Sebastian meint im Nachhinein, dass ich eine sehr schöne Aussprache habe, was mich ziemlich stolz macht. Auf Ungarisch zu Singen wenn man den Text vor sich hat ist aber auch deutlich einfacher als eine Konversation zu führen.

Am Abend gibt es ein frühes Abendessen und dann den langen und feierlichen Auferstehungsgottesdienst. Im Hof wird ein Osterfeuer entfacht, an dem die neue Kerze des Kirchenjahres angezündet wird, die dann in einer ruhigen Prozession, mit Gesang und allem, in die Kirche getragen wird.

Der Gottesdienst dauert über drei Stunden und enthält neben der Auferstehungsfeier und einem alten ungarischen Te Deum auch eine Taufe. Am Ende bin ich total erschöpft, aber statt schlafen zu gehen, gibt es noch ein Mitternachts-Festmahl mit Ei, süßem Zopf und Schinken. Außerdem darf, da nun die Fastenzeit wieder vorbei ist, wieder Alkohol getrunken werden und auf allen Tischen tauchen Weinflaschen auf.

Ich verabschiede mich trotzdem recht bald, da sich bei mir das Ostergefühl noch nicht wirklich eingesetzt hat - vielleicht bin ich aber auch wirklich nur sehr müde.

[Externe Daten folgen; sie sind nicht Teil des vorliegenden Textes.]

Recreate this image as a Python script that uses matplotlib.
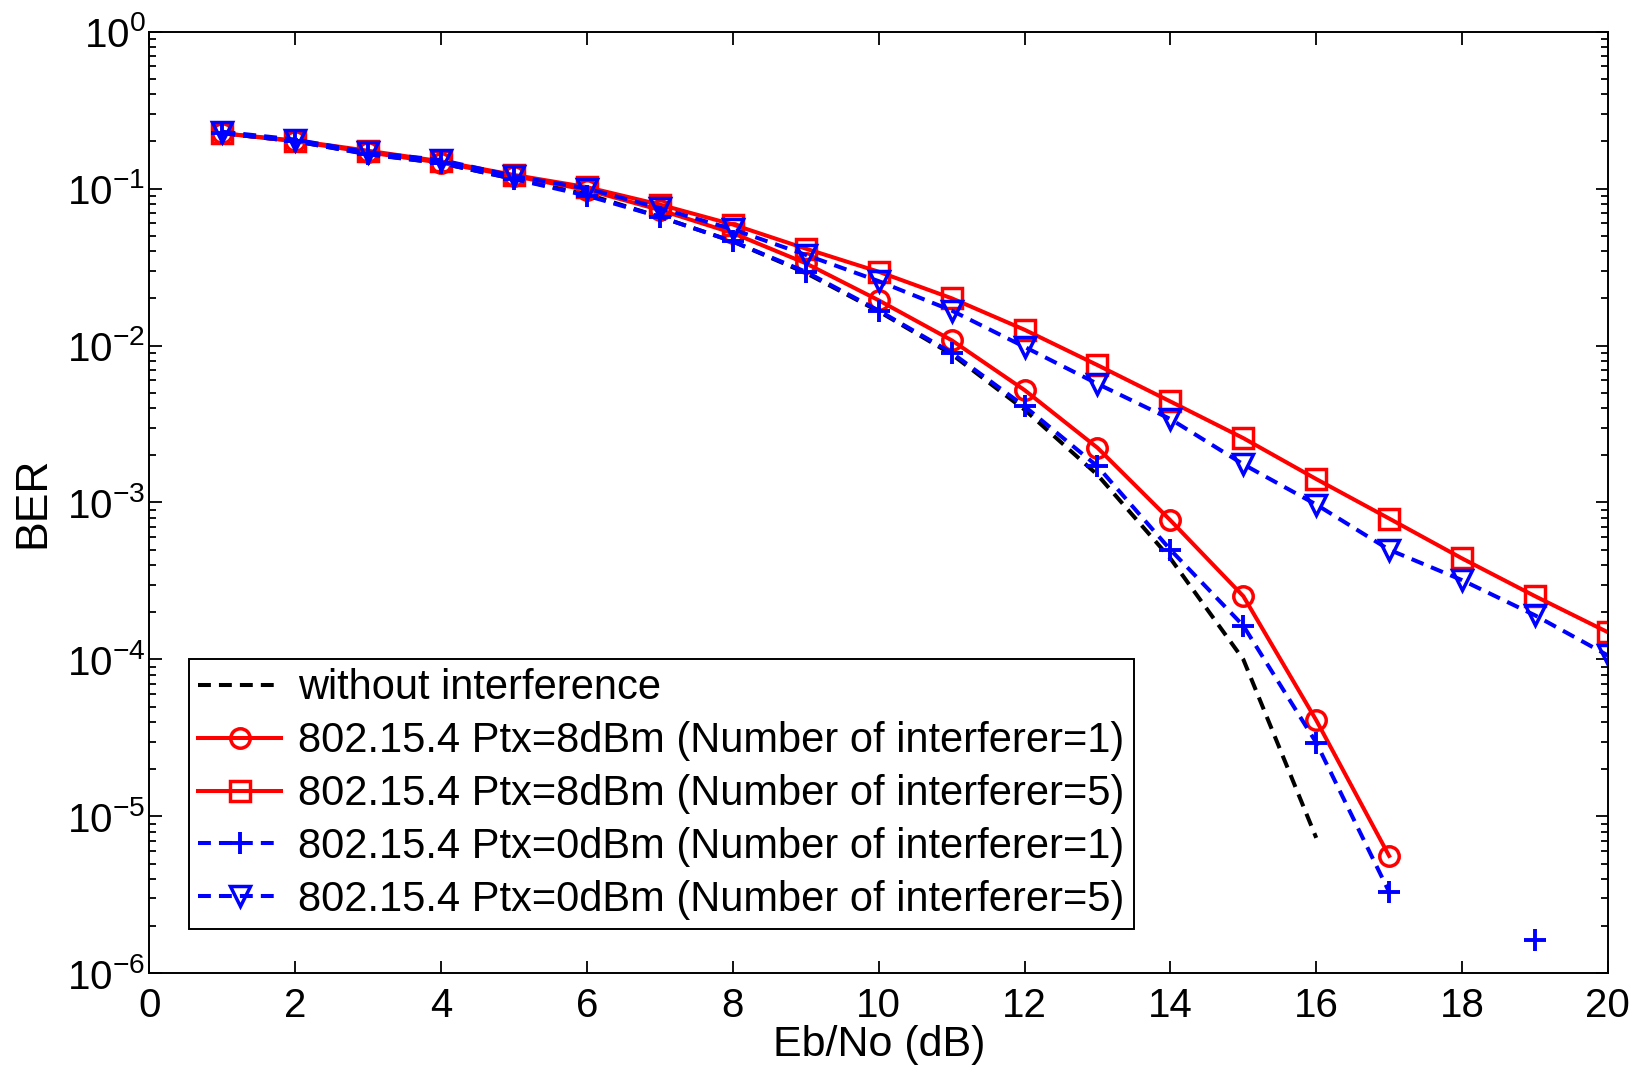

Húsvétvasárnap - Ostersonntag

Sonntagmorgen ist das Frühstück vor dem Gottesdienst. Die meisten Leute kommen erst nach und nach in den Speisesaal, und mehr als eine Person sieht sehr verkatert aus. Der Gottesdienst ist entsprechend besonnen, aber feierlich, und kurz danach machen sich die ersten auch schon wieder auf den Heimweg.

Wir bleiben noch bis zum Mittagessen und gehen danach ins nahegelegene Dobogókő, einem Dorf in den Pilisbergen mit toller Aussicht aufs Umland und die Donau, das zum Spazieren förmlich einlädt.

Aber auch die anderen sind nach dem Gelage des Vorabends erschöpft und so machen wir uns nach einer Weile wieder auf den Weg zurück nach Velence, das wir am frühen Abend dann auch erreichen.